Składniki: 850g mąki orkiszowej typ 630 (plus mąka do podsypywania), 3 jajka, 1 łyżeczka soli, 5 łyżek wody, 2 łyżki oleju słonecznikowego.

Mąkę przesiewamy do miski, robimy wgłębienie i wlewamy do niego jajka rozbełtane z pozostałymi składnikami. Oprószonymi mąką rękoma zagniatamy szybko ciasto. Przekładamy ja na oprószony mąką blat i wyrabiamy tak długo, aż będzie bardzo elastyczne, gładkie, błyszczące i przestanie przyklejać się do rąk. Ma być dość twarde, ale w żadnym razie się nie kruszyć – w razie potrzeby podsypujemy mąką. Następnie rozwałkowujemy je równomiernie zaczynając od środka, na oprószonej mąką stolnicy, tak aby było cienkie. Obsypujemy suto mąką (albo grysikiem orkiszowym) i zwijamy. Bardzo ostrym nożem kroimy na cieknie paski (jeśli to ma być makaron typu tagliatelle kroimy grubiej). Tym, którzy będą robić makaron częściej polecam zakup maszynki do makaronu. Ciasto wtedy dzielimy na prostokąty (długie paski, jeśli to ma być spaghetti) i pojedynczo przepuszczamy przez maszynkę. Makaron rozkładamy na oprószonej mąką ściereczce (stolnicy lub tacy) do obeschnięcia.

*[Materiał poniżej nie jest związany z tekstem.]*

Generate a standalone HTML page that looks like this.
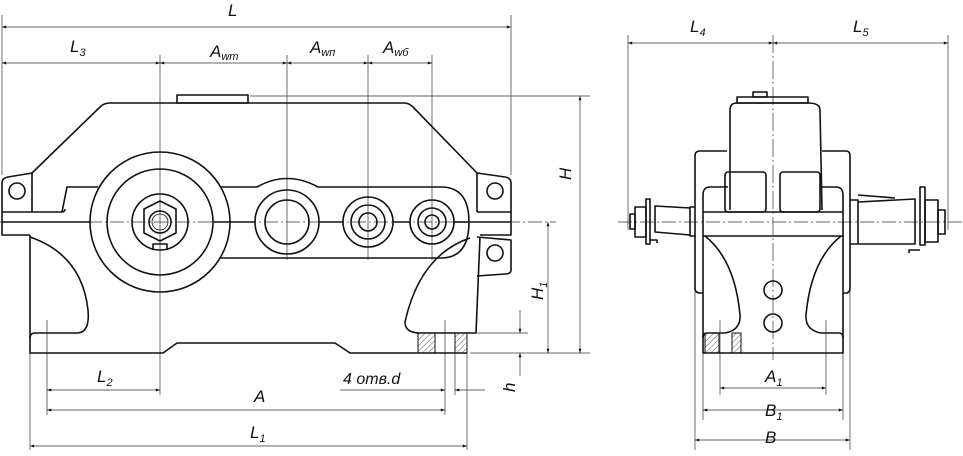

Gotujemy go w dużej ilości osolonej wody, mieszając drewnianą łyżką, intensywnie zwłaszcza przy wrzucaniu, żeby się nie posklejał. Gotujemy około 4 minut (grubsze formy odrobinę dłużej, cieńsze – krócej) – musi być al dente ale nie powinien mieć smaku mąki. Krótko opłukujemy i cedzimy na sicie. Dzieci lubią podjeść czasem taki nieopłukany, świeżo wyłowiony z wody, mączysty.

PS. Jeśli chcemy zrobić kolorowy makaron, do ciasta dodajemy po 3 łyżki soku z czerwonych buraków (barwi się na czerwono) albo szpinaku (będzie miał kolor zielony). Do ciasta na makaron domowy można też dodatkowo dosypać 50g mąki z kasztanów jadalnych, co wzbogaci jego smak i walory zdrowotne. Ostatnio widziałam też makaron z drobno pokrojonym czosnkiem niedźwiedzim – wart wypróbowania. A dla osób na gluten uczulonych makaron z cukinii:) – wkrótce podam przepis.